Cristina:
Doll in the Box | Sleep it Off
"In a sassier, zestier,
brighter, funnier world,
Cristina would have been Madonna."
(Richard Strange)
Der Neubelebung des New Yorker Labels ZE Records ist es zu verdanken, dass seit einigen Monaten eine ganze Reihe verschollener Platten der New- und No Wave-Zeit wiederveröffentlicht werden. ZE Records wurde in den späten Siebziger Jahren vom Mothercare-Erben Michael Zilkha und dessen französischem Kumpel Michel Esteban gegründet; ZE wollten Punk, Funk und Disco vereinen, eine bis dato ungewöhnliche Kombination, aber die beiden Gründer erwiesen unfehlbares Gespür für den Sound der Zeit. Auf keinem anderen Label wurde der NYC-Sound der Siebziger und frühen Achtziger Jahre authentischer verewigt als auf ZE: Acts wie Lydia Lunch, Kid Creole & the Coconuts, Lizzy Mercier Descloux, James White & the Contortions, Suicide, Arto Lindsay, Was (not Was) und eben Cristina fanden dort ihr Zuhause. Die Sampler N.Y No Wave. The Ultimate East Vilage 80's Soundtrack und Mutant Disco. A Subtle Dislocation of the Norm bieten einen umfassenden Einblick in das Oeuvre des legendären Labels und seien an dieser Stelle wärmstens empfohlen!
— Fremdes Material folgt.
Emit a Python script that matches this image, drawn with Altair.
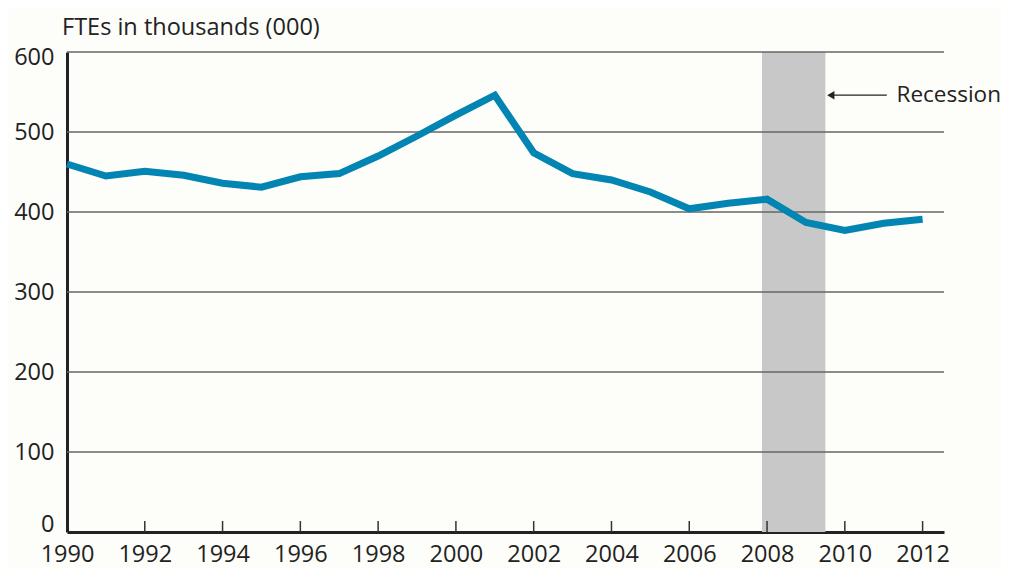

Zilkha verliebte sich in die Harvardstudentin Cristina Monet und schnell war klar, dass mit der vielseitig talentierten Cristina eine Platte aufgenommen werden sollte. Über ihre erste Single, "Disco Clone" sagte sie selbst: "That is, without doubt, the worst song I have ever heard. It is so bad that the only way you could record it would be as Brechtian pastiche."
Das Konzept Cristina war neu und offenbar zu kompliziert, als mehr als eine kleine Schar von Fans zu begeistern, die die Verbindung von Ironie und Disco, Sexiness und ihrer gleichzeitigen Dekonstruktion verstanden. Die "Prinzessin" von ZE Records sang Brecht/Weill-Stücke, coverte Van Morrison, "La Poupée qui fait non" von Michel Polnareff und "Drive my Car" von den Beatles. Sie wurde von Don Was, Robert Palmer und August Darnell a.k.a Kid Creole produziert und von vielen Künstlern wie Blondie und Siouxsie Sioux verehrt. Ihre lakonische Tongue-in-Cheek-Attitude verband sie eher mit Debbie Harry als mit Madonna; ihr sexy Outfit mit gleichzeitiger Distanz zur eigenen (Körper-)Ausbeutung kann am ehesten mit der heutigen Kylie Minogue in Verbindung gebracht werden. Cristinas Stil war nicht kategorisierbar und schwierig zu vermitteln, ihre größtenteils selbst geschriebenen bitteren Texte, die voller "turmoil" und "depressions" stecken, passen auf den ersten Blick so gar nicht zu ihrem Centerfold-Hochglanz-Image und bilden im Zusammenspiel so etwas wie die Definition von Camp.
"My sheets are stained so is my brain, what's a Girl to do?" – Cristina veröffentlichte diese Single im gleichen Jahr, in dem Cyndi Lauper "Girls just wanna have fun" skandierte. Aber in 1984 war Spaß mehr en vogue als Selbstzweifel: "What's a Girl to do" wurde zwar zu Cristinas "Hymne", die LP Sleep it Off aber floppte, die Welt war nicht bereit für Cristina. "The one thing that pop music has lost lately is its sense of irony" klagte sie, ungeklärt bleibt, während welcher Epoche das anders gewesen sein sollte.
Aber wer weiß, vielleicht wird sie heute besser verstanden als in den ironiefreien Achtzigern, in denen man Glamour nur als pure Oberfläche wahrnehmen wollte und konnte. Nachzuprüfen auf den beiden liebevoll ausgestatteten CDs Doll in the Box und Sleep it Off: Überschäumende Electrodiscostücke wie "Ticket to the Tropics" wechseln sich ab mit der Punkrockpersiflage "Don't mutilate my mink" und bittersüßen Songs wie "Quicksand Lovers". Das schick aufgemachte Reissue von Sleep it Off bietet neben den regulären Stücken der Original-LP auch eine bislang unveröffentlichte Coverversion des Princesongs "When U Were Mine".
Und was macht Cristina heute? Sie lebt noch immer in New York und produziert neue Acts wie Ladytron. Vielleicht kann sie ihr Konzept von "intellectual disco" doch noch verwirklichen.